Maura Griffith — Adventures in Archaeology, Part 2

Excavators Clustered Around the Dig

Excavators Clustered Around the Dig

Transylvania Diaries: Week 2- Is this a bone?

Top Five Things That Look Like Bones But Are Not:

  1. Calcium deposits
  2. Small rocks
  3. Roots
  4. Old sticks
  5. Clumps of clay

Being a novice to burial excavation, approximately 90% of the questions I ask are along the lines of “Is this a bone? If yes, what is it?” And most of the time, it is not a bone. A quick and dirty field method for distinguishing between rocks and bones is to lick the object in question. Bones stick to your tongue because they’re porous. I may or may not have licked a lot of rocks already.

We started the week with a lesson in soil tests. Soil tests, to a non-geologist, are really just glorified playing in the dirt. They involve testing the texture of the soil matrix by rubbing it against your palm, and water retention by rolling a teaspoon of dirt into a ball. Because I am a mature adult, I totally did not make pet rocks out of the clay matrix when I was done with my practice or formal soil tests.

Eleanor and I finished up excavating our neonate burial on Monday. However, with Zsolt split between two dig sites, we were not able to finish our burial with mapping and taking elevations until Wednesday. Mapping at a 1:10 scale for a burial that is only 46 cm total is no easy task, especially when the distance between points was less than the thickness of our pencil lead. Eleanor is a drawing champ, however, so we were able to produce a representative map of our burial. We finished up by taking elevations relative to our site datum point and measuring the location of the burial relative to the corners of the trench. We were able to pull the neonate on the same day we mapped. It was really a relief to finally get it out of the ground, especially since we’ve been having some rain in the evenings. The bones now rest, safe and sound, at the lab for processing.

A Page from Maura's Notebook

A Page from Maura’s Notebook

For the rest of the week, I worked on excavating a different burial. Before I had started working on it, Zsolt had pointed it out to Katie Z. and said, “There are legs there.” Zsolt has yet to be wrong, so I was set upon the supposed location of the legs. Lo and behold, I found just feet in that location. As with the neonate before it, this burial was in direct sunlight all day. Excavating baked out clay is rapidly becoming my least favorite part of excavation, especially when you know that the bones underneath are delicate. Thankfully, the feet are very well articulated, which somewhat eased the excavation process. Other than the distal phalanges, all of the bones in the right foot are present and the left foot has all the bones through the proximal phalanges, including sesamoid bones. By Friday, this burial was ready for a photo and elevations, though I had missed the key Zsolt window of opportunity on Friday. I’ll have to wait until next week to finish up paper work and mapping.

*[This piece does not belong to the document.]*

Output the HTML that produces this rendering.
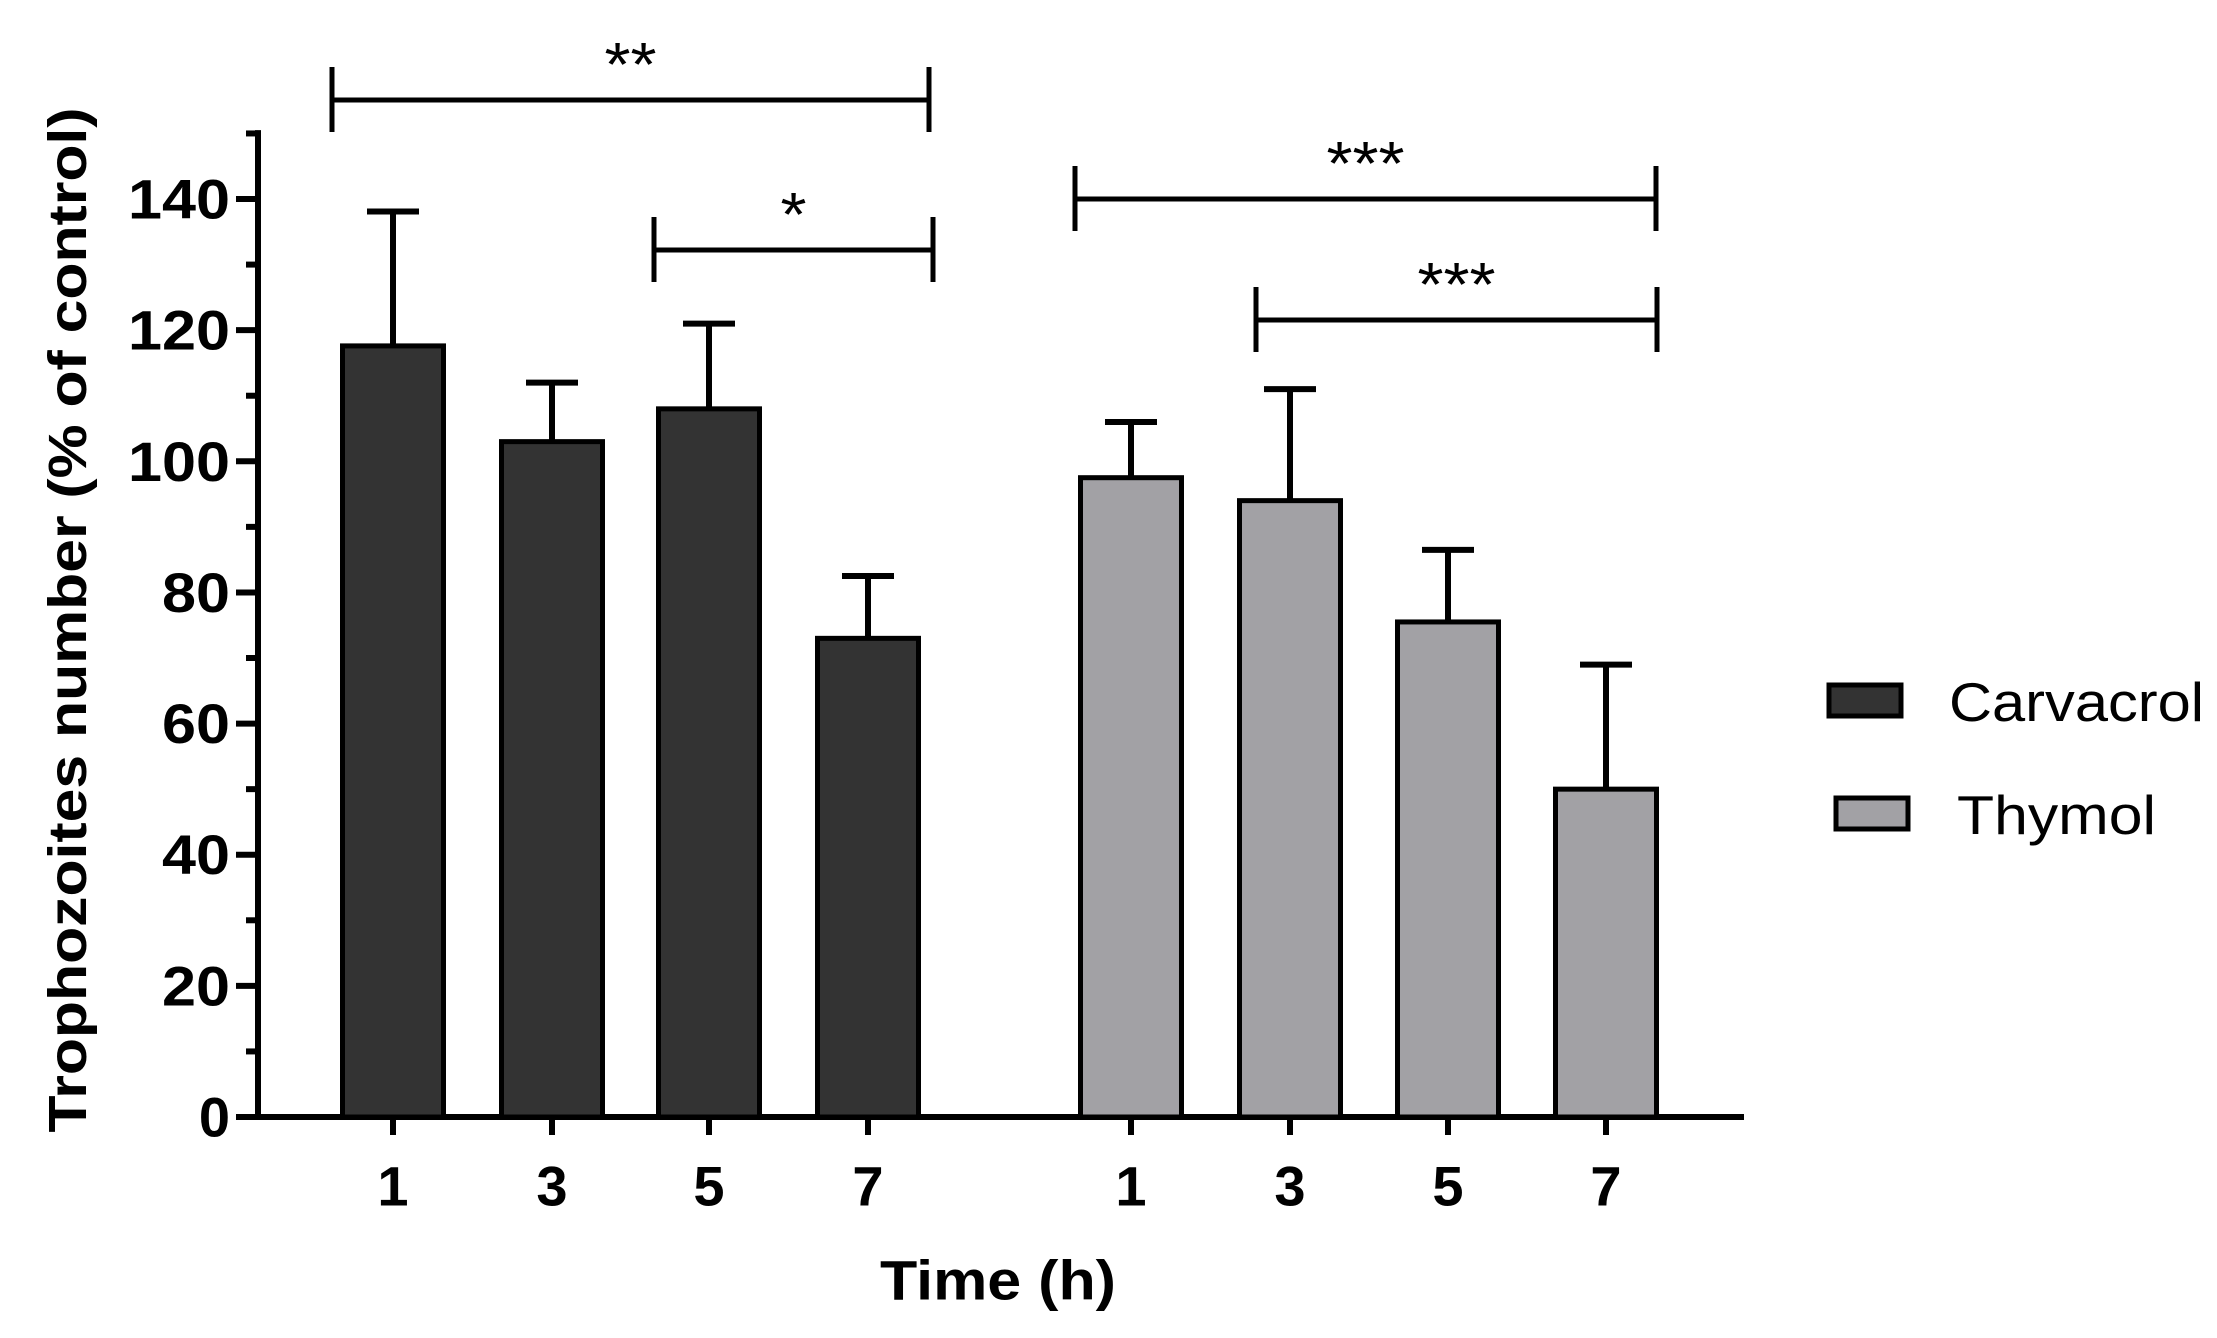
<!DOCTYPE html>
<html><head><meta charset="utf-8"><style>
html,body{margin:0;padding:0;background:#fff;width:2217px;height:1338px;overflow:hidden}
svg{display:block;font-family:"Liberation Sans",Arial,sans-serif}
</style></head><body>
<svg id="chart" width="2217" height="1338" viewBox="0 0 2217 1338">
<g id="axes"></g><g id="bars"></g><g id="ann"></g>
<text x="68" y="620" transform="rotate(-90 68 620)" text-anchor="middle" font-size="54" font-weight="bold" dominant-baseline="central" textLength="1025" lengthAdjust="spacingAndGlyphs">Trophozoites number (% of control)</text>
<text x="998" y="1280" text-anchor="middle" font-size="56" font-weight="bold" dominant-baseline="central" textLength="236" lengthAdjust="spacingAndGlyphs">Time (h)</text>
<g>
<rect x="1829" y="685" width="72" height="31" fill="#333" stroke="#000" stroke-width="5"/>
<text x="1949" y="702" font-size="55" dominant-baseline="central" textLength="255" lengthAdjust="spacingAndGlyphs">Carvacrol</text>
<rect x="1836" y="798" width="72" height="31" fill="#a2a1a5" stroke="#000" stroke-width="5"/>
<text x="1957" y="815" font-size="55" dominant-baseline="central" textLength="199" lengthAdjust="spacingAndGlyphs">Thymol</text>
</g>
</svg>
<script>
const categories = ["1","3","5","7"];
const carvacrolValues = [117.6, 103, 108, 73];
const carvacrolErrors = [20.5, 9, 13, 9.5];
const thymolValues = [97.5, 94, 75.5, 50];
const thymolErrors = [8.5, 17, 11, 19];
const yTicks = [0,20,40,60,80,100,120,140];
const ns="http://www.w3.org/2000/svg";
const y0=1117, pxPer=6.557;
function y(v){return y0 - v*pxPer;}
const groupX={carvacrol:[393,552,709,868], thymol:[1131,1290,1448,1606]};
function el(t,a,p){const e=document.createElementNS(ns,t);for(const k in a)e.setAttribute(k,a[k]);p.appendChild(e);return e;}
const axes=document.getElementById('axes'), bars=document.getElementById('bars'), ann=document.getElementById('ann');
let ax=el('line',{x1:258,y1:y(150.5),x2:258,y2:y0+3,stroke:'#000','stroke-width':6},axes);


let xl=el('line',{x1:236,y1:y0,x2:1744,y2:y0,stroke:'#000','stroke-width':6},axes);


for(let v=0;v<=150;v+=10){
  const major=v%20===0;
  const t=el('line',{x1:major?236:246,y1:y(v),x2:258,y2:y(v),stroke:'#000','stroke-width':6},axes);
  
  
}
yTicks.forEach(v=>{
  const s=String(v);
  const attrs={x:230,y:y(v),'text-anchor':'end','dominant-baseline':'central','font-size':56,'font-weight':'bold'};
  if(s.length>1){attrs.textLength=s.length*34;attrs.lengthAdjust='spacingAndGlyphs';}
  const t=el('text',attrs,axes);
  t.textContent=s;
  
  
});
function series(name,vals,errs,xs,fill){
  vals.forEach((v,i)=>{
    const cx=xs[i], w=101;
    const e=el('line',{x1:cx,y1:y(v),x2:cx,y2:y(v+errs[i]),stroke:'#000','stroke-width':6},bars);
    
    
    const c=el('line',{x1:cx-26,y1:y(v+errs[i]),x2:cx+26,y2:y(v+errs[i]),stroke:'#000','stroke-width':6},bars);
    
    
    const r=el('rect',{x:cx-w/2,y:y(v),width:w,height:y0-y(v),fill:fill,stroke:'#000','stroke-width':5},bars);
    
    
    const tk=el('line',{x1:cx,y1:y0,x2:cx,y2:y0+18,stroke:'#000','stroke-width':6},axes);
    
    
    const tl=el('text',{x:cx,y:1186,'text-anchor':'middle','dominant-baseline':'central','font-size':56,'font-weight':'bold'},axes);
    tl.textContent=categories[i];
    
    
  });
}
series('carvacrol',carvacrolValues,carvacrolErrors,groupX.carvacrol,'#333333');
series('thymol',thymolValues,thymolErrors,groupX.thymol,'#a2a1a5');
function bracket(x1,x2,yy,label,ty){
  const g=el('g',{},ann);
  
  
  el('line',{x1:x1,y1:yy,x2:x2,y2:yy,stroke:'#000','stroke-width':5},g);
  el('line',{x1:x1,y1:yy-33,x2:x1,y2:yy+32,stroke:'#000','stroke-width':5},g);
  el('line',{x1:x2,y1:yy-33,x2:x2,y2:yy+32,stroke:'#000','stroke-width':5},g);
  const t=el('text',{x:(x1+x2)/2,y:ty,'text-anchor':'middle','font-size':62,textLength:label.length*26,lengthAdjust:'spacingAndGlyphs'},g);
  t.textContent=label;
}
bracket(332,929,100,'**',86);
bracket(654,933,250,'*',236);
bracket(1075,1656,199,'***',185);
bracket(1256,1657,320,'***',306);
</script>
</body></html>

A very cool feature of Patakfalva is that we are surrounded by hills. Therefore, we have the distinct pleasure of watching the storm clouds role into our site from quite a distance. We had just about two minutes of rain catch us while we were waiting for the bus on Thursday. Friday, however, was an entirely different story.

Rain in RomaniaWe could see the clouds over the northwest hills at our noon lunch break. Other members of the crew had the foresight to check the weather. I had ignored my raincoat on my bedroom floor and set out on Friday morning none the wiser that we were headed for a torrential downpour. By our 3:00PM break, the clouds had darkened and the wind was picking up. Before the end of our break, Katie Z. instructed us in the rain procedure. She asked that we keep our tools close, and be ready to tiny tarp our individual and big tarp the rest of the trench if she shouted “rain.” Burials first, then gear. In the back of everyone’s mind, however, was the fact that we don’t have a structure at Patakfalva. If rains, we get wet.

As the day went on, the wind steadily picked up and the clouds darkened. By 3:45PM, we had the “rain” call, and the mad scramble started. I cannot adequately describe the chaos that ensued. We had three trenches to tarp, which is incredibly difficult with high-speed winds. We were forced to sacrifice entire sides of trenches 12 and 11 in order to preserve the more fragile burials. There was lots of shouting, and falling on wet clay, and general mayhem. After the fact, a fellow participant described the experience as “feeling like I was on a sinking ship in a terrible storm, doing everything we could do to stay alive.” With the thunder, lightning, and rain like needles, I don’t disagree. The best part was after the trenches were as under control as we could get them, we had to wait for the bus in the pouring rain for another half hour. Go team.